The world's opinions
These are excerpts from recent editorials in newspapers in the United States and abroad:
The Lima (Ohio) News, on funding the Iraq war (March 29):
Congress, by a 50-48 vote in the Senate and a 218-212 margin in the House, passed a bill that attaches a timetable for withdrawal to a $124 billion funding bill for the wars in Iraq and Afghanistan.
The two versions will be reconciled before being sent to the White House. President Bush has vowed to veto any bill with a deadline for withdrawal, and neither house is likely to muster a two-thirds majority to override a veto.
Still, these bills are an important milestone. Democrats believe they owe their majority in Congress to discontent with an increasingly unpopular war, and they have translated that discontent into a plan of their own.
An honest assessment must include the very real possibility that a US withdrawal will be followed by a period of bloodletting in Iraq. But the costs of leaving must be balanced against the costs of staying with little chance of improving conditions. The cost to taxpayers is some $8 billion per month and rising. The cost in American lives is now about 800 a year and likely to rise. Even a superpower cannot maintain such a commitment indefinitely.
The Greenville (South Carolina) News, on war funding (April 3)>
A supplemental spending bill to fund the war in Iraq deserves a veto from President Bush for two reasons: It contains an ill-conceived deadline to bring home American troops, and it is loaded with pork-barrel spending that has no place in supplemental war appropriations legislation.
Telling the enemy when the US forces will leave a war zone sends a message to the terrorists and Iraqi insurgents they have won and need to hold out for another year to be rid of American forces. Putting such a light at the end of the tunnel would endanger US forces.

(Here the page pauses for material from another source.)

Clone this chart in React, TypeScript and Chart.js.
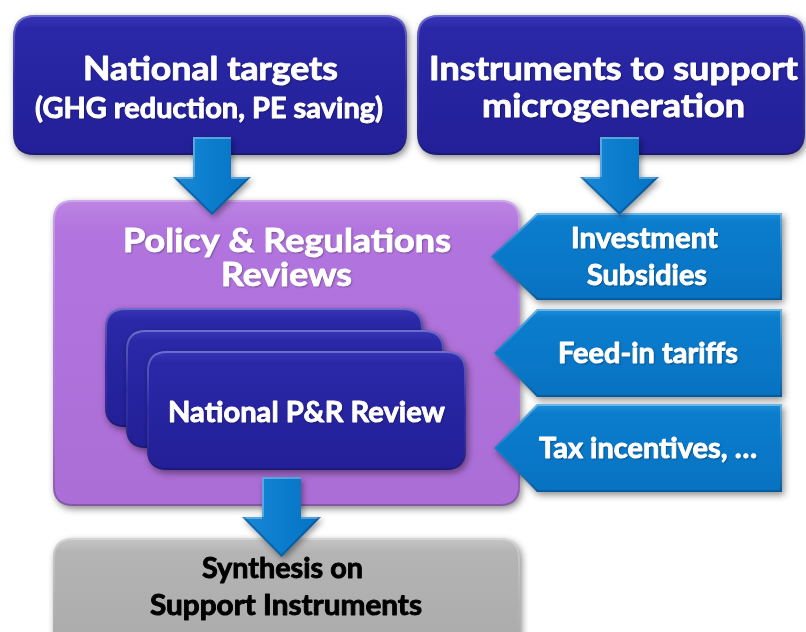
import React, { useEffect, useRef } from "react";
import { Chart, registerables } from "chart.js";
Chart.register(...registerables);

// ---- Diagram data (coordinates in a 806 x 632 value space) ----
const boxNames = ["targets", "instruments", "policy", "synthesis", "review1", "review2", "review3"];
const boxKinds = ["navy", "navy", "purple", "grey", "navy", "navy", "navy"];
const boxLeft = [13, 417, 53, 53, 105, 126, 147];
const boxRight = [407, 805, 520, 520, 423, 444, 466];
const boxTop = [15, 15, 200, 538, 308, 330, 351];
const boxBottom = [155, 155, 506, 680, 427, 448, 470];
const boxRadius = [22, 22, 20, 20, 20, 20, 20];

const pentTip = [491, 494, 494];
const pentBodyLeft = [537, 537, 537];
const pentRight = [782, 782, 782];
const pentTop = [213, 309, 404];
const pentBottom = [300, 397, 492];

const downShaftLeft = [193, 600, 262];
const downShaftRight = [231, 639, 301];
const downTop = [137, 137, 477];
const downHeadLeft = [173, 580, 242];
const downHeadRight = [251, 659, 321];
const downHeadTop = [177, 177, 517];
const downTip = [215, 215, 557];

const textLines = [
  "National targets",
  "(GHG reduction, PE saving)",
  "Instruments to support",
  "microgeneration",
  "Policy & Regulations",
  "Reviews",
  "National P&R Review",
  "Synthesis on",
  "Support Instruments",
  "Investment",
  "Subsidies",
  "Feed-in tariffs",
  "Tax incentives, …",
];
const textCenterX = [210.5, 209, 613.5, 613.5, 287, 286.5, 306.5, 282.5, 286, 644.5, 647, 648, 648];
const textBaseY = [80, 118, 80, 117, 252, 286, 422, 578, 615, 248, 285, 363, 458];
const textWidth = [255, 348, 369, 263, 328, 131, 277, 161, 272, 147, 120, 180, 218];
const textSize = [33, 28, 33, 33, 33, 33, 29, 28, 28, 28, 28, 28, 28];
const textDark = [false, false, false, false, false, false, false, true, true, false, false, false, false];

const FONT = "Lato, 'Open Sans', 'DejaVu Sans', sans-serif";

const palette: Record<string, string[]> = {
  navy: ["#3836b8", "#2a28a7", "#231f98"],
  purple: ["#bd85e3", "#b274de", "#ab6dd6"],
  grey: ["#c6c6c6", "#b4b4b4", "#a8a8a8"],
};

function rrPath(ctx: CanvasRenderingContext2D, x0: number, y0: number, x1: number, y1: number, r: number) {
  ctx.beginPath();
  ctx.moveTo(x0 + r, y0);
  ctx.lineTo(x1 - r, y0);
  ctx.quadraticCurveTo(x1, y0, x1, y0 + r);
  ctx.lineTo(x1, y1 - r);
  ctx.quadraticCurveTo(x1, y1, x1 - r, y1);
  ctx.lineTo(x0 + r, y1);
  ctx.quadraticCurveTo(x0, y1, x0, y1 - r);
  ctx.lineTo(x0, y0 + r);
  ctx.quadraticCurveTo(x0, y0, x0 + r, y0);
  ctx.closePath();
}

function polyPath(ctx: CanvasRenderingContext2D, pts: number[][]) {
  ctx.beginPath();
  pts.forEach((p, i) => (i === 0 ? ctx.moveTo(p[0], p[1]) : ctx.lineTo(p[0], p[1])));
  ctx.closePath();
}

function fillWithBevel(
  ctx: CanvasRenderingContext2D,
  makePath: () => void,
  y0: number,
  y1: number,
  cols: string[],
  bevel = 0.28
) {
  ctx.save();
  ctx.shadowColor = "rgba(0,0,0,0.45)";
  ctx.shadowBlur = 7;
  ctx.shadowOffsetX = 2;
  ctx.shadowOffsetY = 3;
  const g = ctx.createLinearGradient(0, y0, 0, y1);
  g.addColorStop(0, cols[0]);
  g.addColorStop(0.1, cols[1]);
  g.addColorStop(1, cols[2]);
  makePath();
  ctx.fillStyle = g;
  ctx.fill();
  ctx.restore();
  ctx.save();
  makePath();
  ctx.clip();
  const b = ctx.createLinearGradient(0, y0, 0, y1);
  b.addColorStop(0, `rgba(255,255,255,${bevel})`);
  b.addColorStop(0.5, "rgba(255,255,255,0.04)");
  b.addColorStop(1, "rgba(0,0,0,0.22)");
  ctx.strokeStyle = b;
  ctx.lineWidth = 4;
  makePath();
  ctx.stroke();
  ctx.restore();
}

const blueCols = ["#1f8fdb", "#0b7dcd", "#0872c2"];

const diagramPlugin = {
  id: "diagram",
  afterDatasetsDraw(chart: any) {
    const ctx: CanvasRenderingContext2D = chart.ctx;
    const sx = chart.scales.x;
    const sy = chart.scales.y;
    const X = (v: number) => sx.getPixelForValue(v);
    const Y = (v: number) => sy.getPixelForValue(v);

    const drawBox = (i: number) => {
      const x0 = X(boxLeft[i]), x1 = X(boxRight[i]);
      const y0 = Y(boxTop[i]), y1 = Y(boxBottom[i]);
      fillWithBevel(ctx, () => rrPath(ctx, x0, y0, x1, y1, boxRadius[i]), y0, y1, palette[boxKinds[i]]);
    };

    [0, 1, 2, 3].forEach(drawBox);

    for (let i = 0; i < pentTip.length; i++) {
      const t = X(pentTip[i]), bl = X(pentBodyLeft[i]), r = X(pentRight[i]);
      const y0 = Y(pentTop[i]), y1 = Y(pentBottom[i]);
      const ym = (y0 + y1) / 2;
      fillWithBevel(ctx, () => polyPath(ctx, [[t, ym], [bl, y0], [r, y0], [r, y1], [bl, y1]]), y0, y1, blueCols, 0.35);
    }

    [4, 5, 6].forEach(drawBox);

    for (let i = 0; i < downTop.length; i++) {
      const sl = X(downShaftLeft[i]), sr = X(downShaftRight[i]);
      const hl = X(downHeadLeft[i]), hr = X(downHeadRight[i]);
      const cx = (hl + hr) / 2;
      const y0 = Y(downTop[i]), yh = Y(downHeadTop[i]), yt = Y(downTip[i]);
      const pts = [[sl, y0], [sr, y0], [sr, yh], [hr, yh], [cx, yt], [hl, yh], [sl, yh]];
      ctx.save();
      ctx.shadowColor = "rgba(0,0,0,0.4)";
      ctx.shadowBlur = 6;
      ctx.shadowOffsetX = 2;
      ctx.shadowOffsetY = 3;
      const g = ctx.createLinearGradient(hl, 0, hr, 0);
      g.addColorStop(0, "#1a88d6");
      g.addColorStop(0.5, "#0b7dcd");
      g.addColorStop(1, "#0772c3");
      polyPath(ctx, pts);
      ctx.fillStyle = g;
      ctx.fill();
      ctx.restore();
      ctx.save();
      polyPath(ctx, pts);
      ctx.clip();
      ctx.strokeStyle = "rgba(255,255,255,0.3)";
      ctx.lineWidth = 4;
      ctx.beginPath();
      ctx.moveTo(sl, yh);
      ctx.lineTo(sl, y0);
      ctx.lineTo(sr, y0);
      ctx.moveTo(hl, yh);
      ctx.lineTo(sl, yh);
      ctx.moveTo(sr, yh);
      ctx.lineTo(hr, yh);
      ctx.stroke();
      ctx.strokeStyle = "rgba(0,40,90,0.3)";
      ctx.beginPath();
      ctx.moveTo(hr, yh);
      ctx.lineTo(cx, yt);
      ctx.lineTo(hl, yh);
      ctx.stroke();
      ctx.restore();
    }

    for (let i = 0; i < textLines.length; i++) {
      ctx.save();
      ctx.font = `bold ${textSize[i]}px ${FONT}`;
      ctx.textAlign = "center";
      ctx.textBaseline = "alphabetic";
      const w = ctx.measureText(textLines[i]).width;
      const k = textWidth[i] / w;
      ctx.translate(X(textCenterX[i]), Y(textBaseY[i]));
      ctx.scale(k, 1);
      const col = textDark[i] ? "#000000" : "#ffffff";
      ctx.fillStyle = col;
      ctx.strokeStyle = col;
      ctx.lineWidth = 0.9;
      ctx.lineJoin = "round";
      if (!textDark[i]) {
        ctx.shadowColor = "rgba(0,0,0,0.45)";
        ctx.shadowBlur = 2;
        ctx.shadowOffsetX = 1;
        ctx.shadowOffsetY = 1;
      }
      ctx.fillText(textLines[i], 0, 0);
      ctx.shadowColor = "rgba(0,0,0,0)";
      ctx.strokeText(textLines[i], 0, 0);
      ctx.restore();
    }
  },
};

export default function App() {
  const ref = useRef<HTMLCanvasElement | null>(null);
  useEffect(() => {
    document.body.style.margin = "0";
    if (!ref.current) return;
    const chart = new Chart(ref.current, {
      type: "scatter",
      data: {
        datasets: [
          {
            label: boxNames.join(","),
            data: boxLeft.map((v, i) => ({ x: v, y: boxTop[i] })),
            pointRadius: 0,
            showLine: false,
          },
        ],
      },
      options: {
        responsive: false,
        animation: false,
        devicePixelRatio: 1,
        layout: { padding: 0 },
        plugins: { legend: { display: false }, tooltip: { enabled: false } },
        scales: {
          x: { type: "linear", min: 0, max: 806, display: false },
          y: { type: "linear", min: 0, max: 632, reverse: true, display: false },
        },
      },
      plugins: [diagramPlugin],
    });
    return () => chart.destroy();
  }, []);
  return (
    <div style={{ position: "absolute", left: 0, top: 0, width: 806, height: 632, background: "#fff" }}>
      <canvas ref={ref} width={806} height={632} />
    </div>
  );
}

There is a time and place for every debate in Congress. That includes the unrelated spending in the Iraq funding bill, and the idea of bringing the troops home. But neither of those issues belong in the war appropriations bill, which should be about supplying the troops and nothing else.

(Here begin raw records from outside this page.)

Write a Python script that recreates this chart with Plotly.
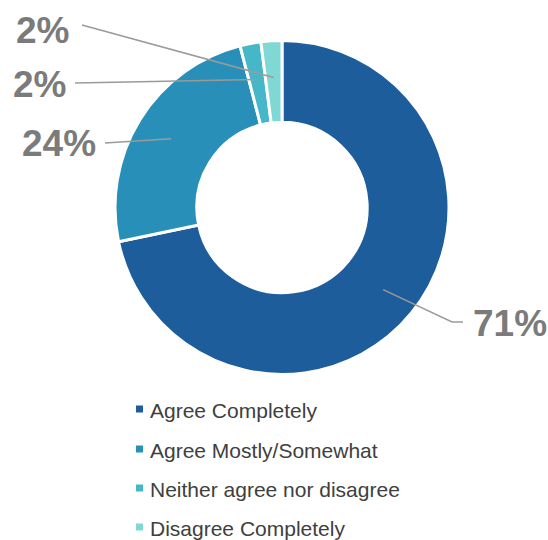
import math
import plotly.graph_objects as go

# Survey response shares
categories = ["Agree Completely", "Agree Mostly/Somewhat",
              "Neither agree nor disagree", "Disagree Completely"]
values = [71, 24, 2, 2]
labels = ["71%", "24%", "2%", "2%"]
colors = ["#1d5d9b", "#2890b8", "#46b7c8", "#7fd8d4"]

W, H = 548, 540
CX, CY, R = 282, 207.5, 167   # donut centre and outer radius (px, top-left origin)
HOLE = 0.51

# Label text centres and the outer end of each leader line (px)
label_pos = [(510, 323), (59, 143), (39, 84), (42, 31)]
leader_start = [[(463, 322), (452, 322)], [(105, 143)], [(75, 83)], [(82, 25)]]


def px(x, y):
    return x / W, 1 - y / H


fig = go.Figure()
fig.add_trace(go.Pie(
    labels=categories, values=values, hole=HOLE, sort=False,
    direction="clockwise", rotation=0,
    marker=dict(colors=colors, line=dict(color="white", width=3)),
    textinfo="none", hoverinfo="label+percent", showlegend=False,
    domain=dict(x=[(CX - R) / W, (CX + R) / W],
                y=[1 - (CY + R) / H, 1 - (CY - R) / H]),
))

shapes, annotations = [], []
total = sum(values)
cum = 0
r_mid = R * 0.78
for i, v in enumerate(values):
    frac_mid = (cum + v / 2) / total
    cum += v
    ang = math.radians(90 - 360 * frac_mid)
    ex, ey = CX + r_mid * math.cos(ang), CY - r_mid * math.sin(ang)
    pts = leader_start[i] + [(ex, ey)]
    path = "M " + " L ".join(f"{px(x, y)[0]},{px(x, y)[1]}" for x, y in pts)
    shapes.append(dict(type="path", path=path, xref="paper", yref="paper",
                       line=dict(color="#9a9a9a", width=1.5)))
    lx, ly = px(*label_pos[i])
    annotations.append(dict(x=lx, y=ly, xref="paper", yref="paper",
                            text=f"<b>{labels[i]}</b>", showarrow=False,
                            xanchor="center", yanchor="middle",
                            font=dict(size=37, color="#7b7b7b",
                                      family="Liberation Sans, Arial")))

# Legend drawn below the donut
legend_y = [409, 449, 488, 527]
for i, name in enumerate(categories):
    y = legend_y[i]
    x0, y0 = px(136, y - 3.5)
    x1, y1 = px(143, y + 3.5)
    shapes.append(dict(type="rect", xref="paper", yref="paper",
                       x0=x0, x1=x1, y0=y1, y1=y0,
                       fillcolor=colors[i], line=dict(width=0)))
    tx, ty = px(148, y + 1)
    annotations.append(dict(x=tx, y=ty, xref="paper", yref="paper",
                            text=name, showarrow=False,
                            xanchor="left", yanchor="middle",
                            font=dict(size=21, color="#404040",
                                      family="Liberation Sans, Arial")))

fig.update_layout(
    width=W, height=H, margin=dict(l=0, r=0, t=0, b=0),
    paper_bgcolor="white", plot_bgcolor="white",
    shapes=shapes, annotations=annotations,
)

fig.write_html("out.html")
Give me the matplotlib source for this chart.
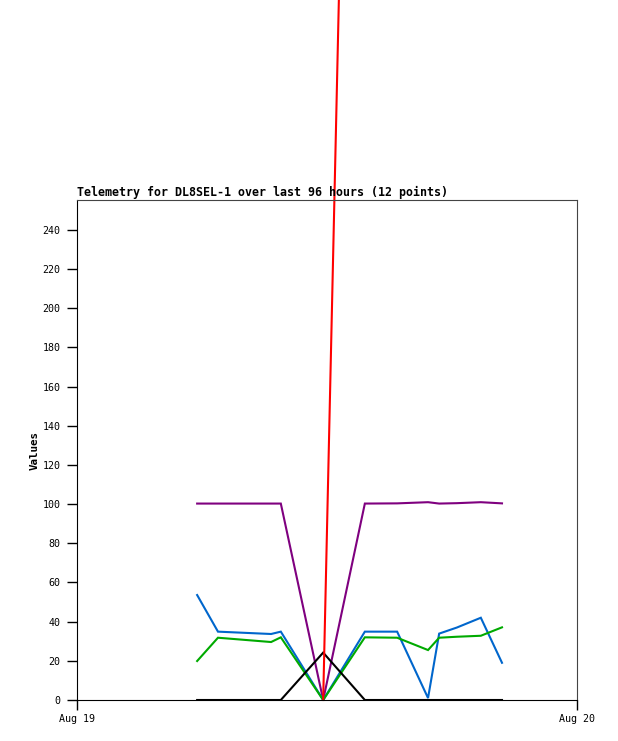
import numpy as np
import pandas as pd
import matplotlib

matplotlib.use("Agg")
import matplotlib.pyplot as plt
import matplotlib.dates as mdates

# sample times (Aug 19)
times = ["05:46", "06:46", "09:19", "09:47", "11:49", "13:49",
         "15:22", "16:51", "17:23", "18:14", "19:23", "20:24"]
purple = [100.3, 100.3, 100.3, 100.3, 0.0, 100.3, 100.4, 101.0, 100.3, 100.5, 101.0, 100.4]
blue = [53.6, 34.9, 33.7, 34.9, 0.0, 34.9, 34.9, 1.0, 33.9, 37.0, 42.0, 19.0]
green = [19.9, 31.8, 29.6, 32.0, 0.0, 32.0, 31.8, 25.5, 31.8, 32.3, 32.8, 37.1]
black = [0, 0, 0, 0, 24.2, 0, 0, 0, 0, 0, 0, 0]
red = [np.nan, np.nan, np.nan, np.nan, 0.0, 950, 950, 950, 950, 950, 950, 950]

title = "Telemetry for DL8SEL-1 over last 96 hours (12 points)"
mono = "DejaVu Sans Mono"

x = pd.to_datetime(["2024-08-19 " + t for t in times])

fig = plt.figure(figsize=(6.18, 7.41), dpi=100)
ax = fig.add_axes([77 / 618, 41 / 741, 500 / 618, 500 / 741])

series = [(purple, "#7f007f"), (blue, "#0066cc"), (green, "#00aa00"),
          (black, "#000000")]
for vals, col in series:
    ax.plot(x, vals, color=col, lw=1.5, solid_joinstyle="miter")
ax.plot(x, red, color="#ff0000", lw=1.5, clip_on=False)

ax.set_xlim(pd.Timestamp("2024-08-19"), pd.Timestamp("2024-08-20"))
ax.set_ylim(0, 255.3)
ax.set_yticks(np.arange(0, 241, 20))
ax.xaxis.set_major_locator(mdates.DayLocator())
ax.xaxis.set_major_formatter(mdates.DateFormatter("%b %d"))

ax.tick_params(length=7, width=1, pad=5, labelsize=7.2)
ax.tick_params(axis="x", pad=3)
for lab in ax.get_xticklabels() + ax.get_yticklabels():
    lab.set_fontfamily(mono)
for side in ("top", "right"):
    ax.spines[side].set_color("#444444")
ax.set_ylabel("Values", fontfamily=mono, fontweight="bold", fontsize=7.8, labelpad=2)
ax.set_title(title, loc="left", fontfamily=mono, fontweight="bold", fontsize=8.35, pad=3)

fig.savefig("out.png", dpi=100)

The Star-Ledger, Newark, New Jersey, on the federal budget (April 3B>
It's budget season in Washington, and this year there is some welcome substance to the usual prattle about fiscal discipline and responsibility.
Democrats in both the House and the Senate are making a pay-as-you-go mandate central to their $2.9 trillion budget plans, meaning any spending increases or tax cuts have to be paid for either with spending cuts or tax increases.
This sensible principle helped balance the budget in the 1990s but quickly disappeared during the first Bush administration. Republicans chopped taxes, raised spending and went to war in both Afghanistan and Iraq. The result? A national debt that has careened toward a vertiginous $9 trillion.
The Democrats' budget plans have other flaws, including relying on questionable future surpluses to pay for expanded children's health insurance as well as accepting, for accounting purposes, the president's wishful idea that Iraq and Afghanistan war spending will total only $50 billion in 2009.
But the party's decision to restore pay-go, as it's known, as a central pillar of the budget process is a real and important first step toward getting the federal deficit back under control.